Hi our five month old goldie does exactly the same. I have to laugh at her sometimes as it looks like she is taking herself for a walk other times shes grabs it when shes not even attached to it and pulls me along, so it looks like its her taking me for a walk. She also does the tug of war thing with her lead now and then as well. We just put it down to her playfulness. If we think she is getting abit to out of hand we just tell her no in a firm voice and she stops it.


----------



## swaff (May 26, 2009)

yes mine makes a bee line for every bit of water he can find. his trick this morning after a walk when I managed to keep him dry as I was in a bit of a rush was to lay down in a puddle in the car park when I was unlocking the car!!
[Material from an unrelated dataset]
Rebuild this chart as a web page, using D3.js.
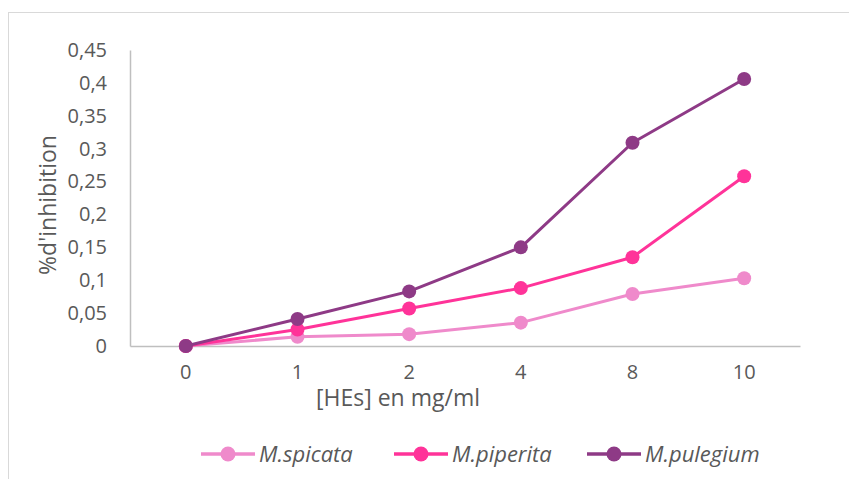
<!DOCTYPE html>
<html>
<head>
<meta charset="utf-8">
<script src="https://cdn.jsdelivr.net/npm/d3@7"></script>
<style>
  html, body { margin: 0; padding: 0; background: #fff; }
  svg { display: block; }
  text { font-family: "Open Sans", "Noto Sans", sans-serif; fill: #595959; }
</style>
</head>
<body>
<svg id="chart" width="849" height="479"></svg>
<script>
// Concentrations of essential oil (mg/ml)
const concentrations = ["0", "1", "2", "4", "8", "10"];
// Inhibition fraction per species
const spicata  = [0, 0.014, 0.018, 0.0355, 0.079, 0.103];
const piperita = [0, 0.025, 0.057, 0.088, 0.135, 0.258];
const pulegium = [0, 0.041, 0.083, 0.150, 0.309, 0.406];
const yTicks = [0, 0.05, 0.1, 0.15, 0.2, 0.25, 0.3, 0.35, 0.4, 0.45];

const seriesList = [
  { name: "M.spicata",  values: spicata,  color: "#EF8ACB" },
  { name: "M.piperita", values: piperita, color: "#FF3399" },
  { name: "M.pulegium", values: pulegium, color: "#8E3A86" }
];

const svg = d3.select("#chart");

// outer chart frame
svg.append("rect")
  .attr("x", 8.5).attr("y", 12.5)
  .attr("width", 860).attr("height", 480)
  .attr("fill", "none").attr("stroke", "#d9d9d9").attr("stroke-width", 1);

const x = d3.scaleBand().domain(concentrations).range([130, 800]);
const y = d3.scaleLinear().domain([0, 0.45]).range([346, 50]);

const fmt = d => d3.format("")(+d.toFixed(2)).replace(".", ",");

// y axis
const yAxis = svg.append("g")
  .attr("transform", "translate(130,0)")
  .call(d3.axisLeft(y).tickValues(yTicks).tickFormat(fmt).tickSize(0).tickPadding(23));
yAxis.select(".domain").attr("stroke", "#bfbfbf").attr("stroke-width", 1.5);
yAxis.selectAll("text").attr("font-size", 20).style("fill", "#595959")
  .attr("font-family", "'Open Sans', sans-serif");

// x axis
const xAxis = svg.append("g")
  .attr("transform", "translate(0,346)")
  .call(d3.axisBottom(x).tickSize(0).tickPadding(19));
xAxis.select(".domain").attr("stroke", "#bfbfbf").attr("stroke-width", 1.5);
xAxis.selectAll("text").attr("font-size", 20).style("fill", "#595959")
  .attr("font-family", "'Open Sans', sans-serif");

// axis titles
svg.append("text")
  .attr("x", 398).attr("y", 406)
  .attr("text-anchor", "middle")
  .attr("font-size", 23)
  .text("[HEs] en mg/ml");

svg.append("text")
  .attr("transform", "translate(56,205) rotate(-90)")
  .attr("text-anchor", "middle")
  .attr("font-size", 23)
  .text("%d'inhibition");

// series lines and markers
const line = d3.line()
  .x((d, i) => x(concentrations[i]) + x.bandwidth() / 2)
  .y(d => y(d));

seriesList.forEach(s => {
  const g = svg.append("g");
  g.append("path")
    .datum(s.values)
    .attr("d", line)
    .attr("fill", "none")
    .attr("stroke", s.color)
    .attr("stroke-width", 3)
    .attr("stroke-linejoin", "round");
  g.selectAll("circle")
    .data(s.values)
    .join("circle")
    .attr("cx", (d, i) => x(concentrations[i]) + x.bandwidth() / 2)
    .attr("cy", d => y(d))
    .attr("r", 7)
    .attr("fill", s.color);
});

// legend
const legendX = [201, 394, 587];
seriesList.forEach((s, i) => {
  const g = svg.append("g").attr("transform", `translate(${legendX[i]},454)`);
  g.append("line")
    .attr("x1", 0).attr("x2", 54)
    .attr("y1", 0).attr("y2", 0)
    .attr("stroke", s.color).attr("stroke-width", 3.5);
  g.append("circle").attr("cx", 27).attr("cy", 0).attr("r", 7.5).attr("fill", s.color);
  g.append("text")
    .attr("x", 58).attr("y", 8)
    .attr("font-size", 22)
    .attr("font-style", "italic")
    .text(s.name);
});
</script>
</body>
</html>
hopefully this is something that he'll start to grow out of, the more I pay attention to it, it's something that only kicks off when he is on pavement rather than in a field where he can run, so I'm guessing part of it is fustration at not being able to go where he wants.


----------



## davehyde (Jul 13, 2009)

i think he still has an energy he wants to get rid off. but the problem is not to overexcercise them at that age.

try a little training after his walk just before you go home, engage his brain and it may distract him. nothing too heavy some sits , downs etc.

also give him something to carry see if keeps his attention on that.


----------